Blackfaced police officers in sting op

Filed under: General by Branko Collin @ 4:15 pm
Zwarte Piet

Last weekend the police in Utrecht used decoy men in blackface, so-called ‘Zwarte Pieten’ (Black Petes), to catch rowdy youths who had been taunting real Black Petes with their own candy.

Black Pete is Saint Nicholas’ helper in the Netherlands. His face is black because he is the one who has to climb down the chimney to deliver gifts and bring back up carrots for the horse and any naughty children that he might find. Over the years, the image of Black Pete has made generic, taking the blackface look from the deeply racist USA and multiplying the number of Petes so that they became more like huge Smurfs.
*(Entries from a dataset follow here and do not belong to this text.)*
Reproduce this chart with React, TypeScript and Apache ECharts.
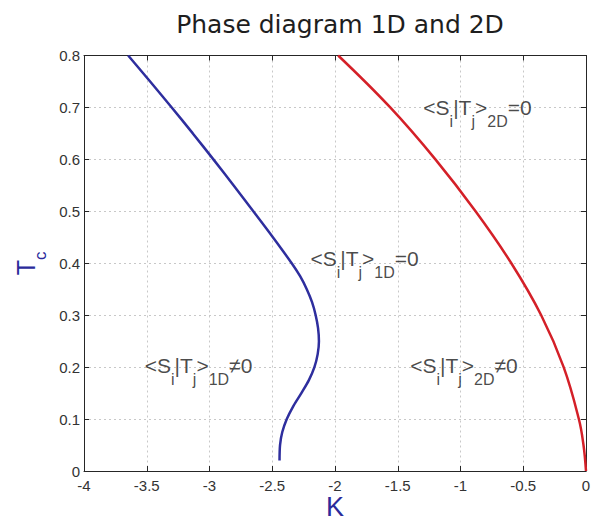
import React, { useEffect, useRef } from "react";
import * as echarts from "echarts";

// Tick values
const kTicks = [-4, -3.5, -3, -2.5, -2, -1.5, -1, -0.5, 0];
const tTicks = [0, 0.1, 0.2, 0.3, 0.4, 0.5, 0.6, 0.7, 0.8];

// 1D critical line (blue)
const blue1DK = [-3.648, -3.473, -3.301, -3.133, -2.969, -2.809, -2.651, -2.495, -2.345, -2.278, -2.225, -2.183, -2.154, -2.135, -2.128, -2.138, -2.164, -2.208, -2.268, -2.332, -2.384, -2.42, -2.438, -2.442];
const blue1DT = [0.8, 0.75, 0.7, 0.65, 0.6, 0.55, 0.5, 0.45, 0.4, 0.375, 0.35, 0.325, 0.3, 0.275, 0.25, 0.225, 0.2, 0.175, 0.15, 0.125, 0.1, 0.075, 0.05, 0.02];

// 2D critical line (red)
const red2DK = [-1.975, -1.56, -1.2, -0.88, -0.595, -0.357, -0.178, -0.057, -0.02, 0];
const red2DT = [0.8, 0.7, 0.6, 0.5, 0.4, 0.3, 0.2, 0.1, 0.05, 0];

// Region annotations
const noteK = [-1.3, -2.2, -3.52, -1.405];
const noteT = [0.7, 0.409, 0.203, 0.203];
const noteText = [
  "{m|<S}{s|i}{m||T}{s|j}{m|>}{s|2D}{m|=0}",
  "{m|<S}{s|i}{m||T}{s|j}{m|>}{s|1D}{m|=0}",
  "{m|<S}{s|i}{m||T}{s|j}{m|>}{s|1D}{m|≠0}",
  "{m|<S}{s|i}{m||T}{s|j}{m|>}{s|2D}{m|≠0}",
];

const TITLEFONT = "DejaVu Sans";
const FONT = "Liberation Sans";
const AXISCOLOR = "#262626";
const NAMECOLOR = "#2b2b9b";

export default function App() {
  const ref = useRef<HTMLDivElement>(null);
  useEffect(() => {
    if (!ref.current) return;
    const chart = echarts.init(ref.current, undefined, { renderer: "svg" });
    const kMin = kTicks[0];
    const kMax = kTicks[kTicks.length - 1];
    const kInt = kTicks[1] - kTicks[0];
    const tMin = tTicks[0];
    const tMax = tTicks[tTicks.length - 1];
    const tInt = Math.round((tTicks[1] - tTicks[0]) * 1000) / 1000;

    const frameAxis = {
      axisLine: { show: true, onZero: false, lineStyle: { color: AXISCOLOR, width: 1 } },
      axisTick: { show: true, inside: true, length: 5, lineStyle: { color: AXISCOLOR } },
      axisLabel: { show: false },
      splitLine: { show: false },
    };

    chart.setOption({
      animation: false,
      backgroundColor: "#ffffff",
      title: {
        text: "Phase diagram 1D and 2D",
        left: 335,
        top: 7,
        textAlign: "center",
        textStyle: { fontFamily: TITLEFONT, fontSize: 25, fontWeight: "normal", color: "#1e1e1e" },
      },
      grid: { left: 84, right: 5, top: 55.5, bottom: 50, containLabel: false, outerBoundsMode: "none" },
      xAxis: [
        {
          type: "value",
          min: kMin,
          max: kMax,
          interval: kInt,
          position: "bottom",
          name: "K",
          nameLocation: "middle",
          nameGap: 27,
          nameMoveOverlap: false,
          nameTextStyle: { fontFamily: FONT, fontSize: 27, lineHeight: 18, color: NAMECOLOR },
          axisLine: { show: true, onZero: false, lineStyle: { color: AXISCOLOR, width: 1 } },
          axisTick: { show: true, inside: true, length: 5, lineStyle: { color: AXISCOLOR } },
          axisLabel: { fontFamily: FONT, fontSize: 15, lineHeight: 16, color: "#333", margin: 6 },
          splitLine: { show: true, lineStyle: { color: "#c8c8c8", type: [2, 3], width: 1 } },
        },
        { type: "value", min: kMin, max: kMax, interval: kInt, position: "top", ...frameAxis },
      ],
      yAxis: [
        {
          type: "value",
          min: tMin,
          max: tMax,
          interval: tInt,
          position: "left",
          name: "{m|T}{s|c}",
          nameLocation: "middle",
          nameRotate: 90,
          nameGap: 43,
          nameMoveOverlap: false,
          nameTextStyle: {
            color: NAMECOLOR,
            rich: {
              m: { fontFamily: FONT, fontSize: 25, lineHeight: 30, color: NAMECOLOR },
              s: { fontFamily: FONT, fontSize: 17, lineHeight: 20, padding: [28, 0, 0, 0], color: NAMECOLOR },
            },
          },
          axisLine: { show: true, onZero: false, lineStyle: { color: AXISCOLOR, width: 1 } },
          axisTick: { show: true, inside: true, length: 5, lineStyle: { color: AXISCOLOR } },
          axisLabel: { fontFamily: FONT, fontSize: 15, color: "#333", margin: 4 },
          splitLine: { show: true, lineStyle: { color: "#c8c8c8", type: [2, 3], width: 1 } },
        },
        { type: "value", min: tMin, max: tMax, interval: tInt, position: "right", ...frameAxis },
      ],
      series: [
        {
          name: "1D",
          type: "line",
          data: blue1DK.map((k, i) => [k, blue1DT[i]]),
          showSymbol: false,
          smooth: 0.3,
          lineStyle: { color: "#2e2e9e", width: 2.5 },
          z: 3,
        },
        {
          name: "2D",
          type: "line",
          data: red2DK.map((k, i) => [k, red2DT[i]]),
          showSymbol: false,
          smooth: 0.4,
          lineStyle: { color: "#d42028", width: 2.5 },
          z: 3,
        },
        {
          name: "notes",
          type: "scatter",
          symbolSize: 1,
          itemStyle: { color: "rgba(0,0,0,0)" },
          silent: true,
          data: noteK.map((k, i) => ({ value: [k, noteT[i]], label: { formatter: noteText[i] } })),
          label: {
            show: true,
            position: "right",
            distance: 0,
            color: "#1a1a1a",
            rich: {
              m: { fontFamily: FONT, fontSize: 21, lineHeight: 26, color: "#1a1a1a" },
              s: { fontFamily: FONT, fontSize: 16, lineHeight: 20, padding: [28, 0, 0, 0], color: "#1a1a1a" },
            },
          },
          z: 4,
        },
      ],
    });
    return () => chart.dispose();
  }, []);
  return (
    <div
      ref={ref}
      style={{ position: "fixed", left: 0, top: 0, width: 591, height: 521, background: "#fff" }}
    />
  );
}
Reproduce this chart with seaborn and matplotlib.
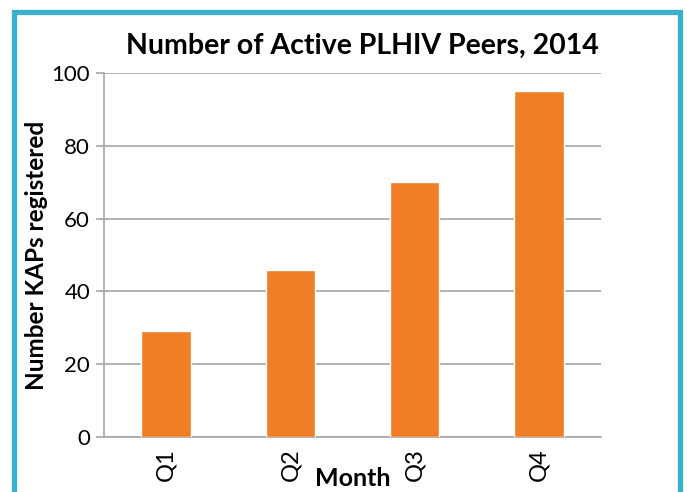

We’ve even got the Smurf etymology down pat, naming individual Petes for a single outstanding quality: Fix it Pete, Gift Pete, Horse Pete, and now even Bait Pete.

Usually it’s Black Pete’s prerogative to give nice children candy and to put bad children “in the bag” and take them back to Spain with him (where, as you all know, Saint Nicholas comes from), but I guess the concept of good children turning bad after getting candy was a little too much for the Utrecht Petes, so they called in the cops. Methinks the arrested 10 and 11-year-olds should have an excellent line of defence in court.

UPDATE: We are very aware that many Dutch folks now consider Zwarte Piet a racist stereotype.